Cerca de 77.500 pessoas se manifestaram em todo o país, 8.200 delas em Paris, segundo o Ministério do Interior, que registrou 136 protestos em toda a França.
"A raiva está sendo expressa. Há um sentimento real de frustração e o governo tem que perceber isso", alertou à AFP Guislaine David, líder do sindicato de professores da escola primária, Snuipp-FSU.
Desde o retorno às aulas em 3 de janeiro, após o recesso de fim de ano, o governo anunciou até três protocolos diferentes nas escolas, exasperando os professores e atraindo críticas da oposição.
"Estamos no 30º protocolo desde o início da crise sanitária", lamentou Vanessa Cognet, diretora de uma pequena escola rural em Châteldon (centro), denunciando que as novas instruções chegam um dia antes, tarde da noite.
Na segunda-feira, o primeiro-ministro Jean Castex anunciou o protocolo mais recente e um pouco mais flexível para acalmar a tensão. Mas os professores mantiveram a greve, com o ministro da Educação, Jean-Michel Blanquer, na mira.
Quando um caso positivo é detectado numa sala, o restante dos alunos deve realizar até três autotestes em casa para continuar frequentando a escola, sem ter que se submeter a um primeiro teste de antígeno ou PCR como anteriormente.
As medidas anteriores causaram longas filas em frente às farmácias de pais que em muitos casos deixavam o trabalho para apresentar testar os filhos, para que pudessem voltar às aulas no dia seguinte em caso de negativo.
Quase 12 milhões de teste foram realizados assim na semana passada, um aumento de 44%, segundo o Ministério da Saúde.
O aumento mais significativo foi no grupo de menores de 16 anos, que passou de 1 milhão para 3 milhões em média.
A França, país de 67 milhões de habitantes, registra aumento de casos de covid-19 por conta da variante ômicron.
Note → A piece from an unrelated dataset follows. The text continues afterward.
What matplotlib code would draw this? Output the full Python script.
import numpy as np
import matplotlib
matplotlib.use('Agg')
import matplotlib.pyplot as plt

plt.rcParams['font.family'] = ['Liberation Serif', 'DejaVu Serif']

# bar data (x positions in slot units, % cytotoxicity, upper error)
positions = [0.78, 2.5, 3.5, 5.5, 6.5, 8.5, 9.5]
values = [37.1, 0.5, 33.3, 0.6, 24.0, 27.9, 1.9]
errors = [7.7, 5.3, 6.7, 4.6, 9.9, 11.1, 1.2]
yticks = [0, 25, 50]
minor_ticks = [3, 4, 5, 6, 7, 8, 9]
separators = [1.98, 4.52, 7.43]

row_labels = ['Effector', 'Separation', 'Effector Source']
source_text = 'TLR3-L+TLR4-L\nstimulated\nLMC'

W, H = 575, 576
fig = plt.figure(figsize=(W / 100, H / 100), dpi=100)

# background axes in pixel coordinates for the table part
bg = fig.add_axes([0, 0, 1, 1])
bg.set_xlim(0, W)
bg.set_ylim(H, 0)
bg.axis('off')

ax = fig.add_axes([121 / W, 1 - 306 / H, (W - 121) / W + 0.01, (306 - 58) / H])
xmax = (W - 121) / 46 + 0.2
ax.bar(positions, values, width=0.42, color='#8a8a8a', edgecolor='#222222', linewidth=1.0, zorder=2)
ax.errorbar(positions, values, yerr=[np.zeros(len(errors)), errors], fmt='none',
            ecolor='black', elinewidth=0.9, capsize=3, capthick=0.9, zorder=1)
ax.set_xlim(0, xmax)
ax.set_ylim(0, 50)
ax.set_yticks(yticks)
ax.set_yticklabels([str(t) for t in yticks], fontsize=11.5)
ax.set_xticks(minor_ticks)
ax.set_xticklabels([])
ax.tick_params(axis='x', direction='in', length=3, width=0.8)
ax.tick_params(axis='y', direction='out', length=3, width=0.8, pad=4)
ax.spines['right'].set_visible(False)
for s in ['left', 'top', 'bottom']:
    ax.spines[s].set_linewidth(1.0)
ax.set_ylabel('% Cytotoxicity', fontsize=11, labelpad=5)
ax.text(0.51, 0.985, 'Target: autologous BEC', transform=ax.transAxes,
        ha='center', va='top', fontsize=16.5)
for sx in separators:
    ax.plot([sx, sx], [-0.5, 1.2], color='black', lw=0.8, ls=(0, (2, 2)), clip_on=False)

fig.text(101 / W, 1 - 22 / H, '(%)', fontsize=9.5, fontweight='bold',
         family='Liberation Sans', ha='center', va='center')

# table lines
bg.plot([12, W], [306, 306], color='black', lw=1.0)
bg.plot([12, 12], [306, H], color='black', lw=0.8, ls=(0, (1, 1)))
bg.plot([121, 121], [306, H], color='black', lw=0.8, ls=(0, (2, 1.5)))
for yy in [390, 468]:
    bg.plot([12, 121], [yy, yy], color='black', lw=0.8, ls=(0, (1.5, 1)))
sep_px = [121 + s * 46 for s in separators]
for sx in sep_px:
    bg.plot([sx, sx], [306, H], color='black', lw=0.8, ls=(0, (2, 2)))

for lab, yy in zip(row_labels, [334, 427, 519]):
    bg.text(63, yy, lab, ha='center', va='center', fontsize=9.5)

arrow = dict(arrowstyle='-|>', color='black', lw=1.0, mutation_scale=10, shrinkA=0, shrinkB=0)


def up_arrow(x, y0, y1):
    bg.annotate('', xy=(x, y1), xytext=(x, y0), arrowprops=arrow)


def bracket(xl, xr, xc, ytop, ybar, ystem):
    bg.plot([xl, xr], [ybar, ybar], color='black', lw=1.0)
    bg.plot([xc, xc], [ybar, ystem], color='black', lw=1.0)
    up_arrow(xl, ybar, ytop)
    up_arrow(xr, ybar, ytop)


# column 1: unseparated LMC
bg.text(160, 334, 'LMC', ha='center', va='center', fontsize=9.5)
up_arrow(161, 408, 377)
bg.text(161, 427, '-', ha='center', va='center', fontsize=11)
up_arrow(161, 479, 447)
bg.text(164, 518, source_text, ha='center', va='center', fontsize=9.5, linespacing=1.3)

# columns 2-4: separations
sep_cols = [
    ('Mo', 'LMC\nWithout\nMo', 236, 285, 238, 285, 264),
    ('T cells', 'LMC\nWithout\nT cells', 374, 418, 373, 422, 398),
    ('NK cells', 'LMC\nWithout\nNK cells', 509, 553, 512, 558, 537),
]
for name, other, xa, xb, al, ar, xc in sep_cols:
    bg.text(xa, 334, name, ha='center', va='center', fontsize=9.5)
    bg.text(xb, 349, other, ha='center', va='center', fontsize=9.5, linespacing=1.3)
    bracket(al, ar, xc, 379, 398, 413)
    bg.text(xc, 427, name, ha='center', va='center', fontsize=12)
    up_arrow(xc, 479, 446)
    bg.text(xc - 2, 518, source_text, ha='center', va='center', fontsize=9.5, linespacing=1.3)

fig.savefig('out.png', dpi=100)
O número médio de infecções diárias nos últimos sete dias foi de 287.603, acima da média de 198.200 na semana anterior.
"Famílias perdidas"
Diante da situação, a maioria dos sindicatos apoiou a convocatória do Snuipp-FSU, que estimou em 75% o percentual de professores do ensino fundamental que em greve. O Ministério da Educação anunciou uma adesão de 38,5%.
O primeiro-ministro reuniu-se com os sindicatos à tarde.
Após a reunião, o ministro da Educação anunciou que serão distribuídos “5 milhões de máscaras FFP2” aos professores do ensino básico, sob pedido, e a contratação de “vários milhares” de substitutos “para fazer frente à crise”.
Apesar de a greve implicar que os pais procurem soluções para cuidar dos filhos, recorrendo ao teletrabalho ou babás quando podem, a principal federação de pais de alunos, FCPE, apoia o protesto.
"As famílias estão perdidas (...) Temos a impressão de que o que se busca é uma imunidade coletiva. O protocolo atual não protege as crianças", comentou à AFP Alice Gregorio, responsável da FCPE no noroeste de Paris.
A greve pode afetar a imagem do presidente Emmanuel Macron, que ainda não confirmou sua candidatura às eleições presidenciais de abril e cuja estratégia é manter as escolas abertas durante a pandemia.
De acordo com a Organização para Cooperação e Desenvolvimento Econômico (OCDE), a França fechou as escolas primárias por 34 dias de janeiro de 2020 a maio de 2021, menos que México (214), Brasil (178), Colômbia (152), Chile (98) ou Espanha (45).
"Podem dizer que as escolas estavam abertas, mas apenas metade das turmas estavam cheias", disse Gregorio, para quem a crise da covid agravou a já persistente falta de recursos humanos e materiais nas salas de aula.
Brice Tenturier, cientista político da Ipsos, comentou à AFP que os franceses têm até agora uma boa imagem da forma como o governo lida com a crise, mas alerta que, se a greve for massiva, "esse equilíbrio pode ser quebrado".
Os eventuais rivais de Macron, da esquerda radical à extrema direita, foram rápidos em denunciar sua gestão, que causou, segundo a direitista Valérie Pécresse, "desordem geral e caos nas escolas".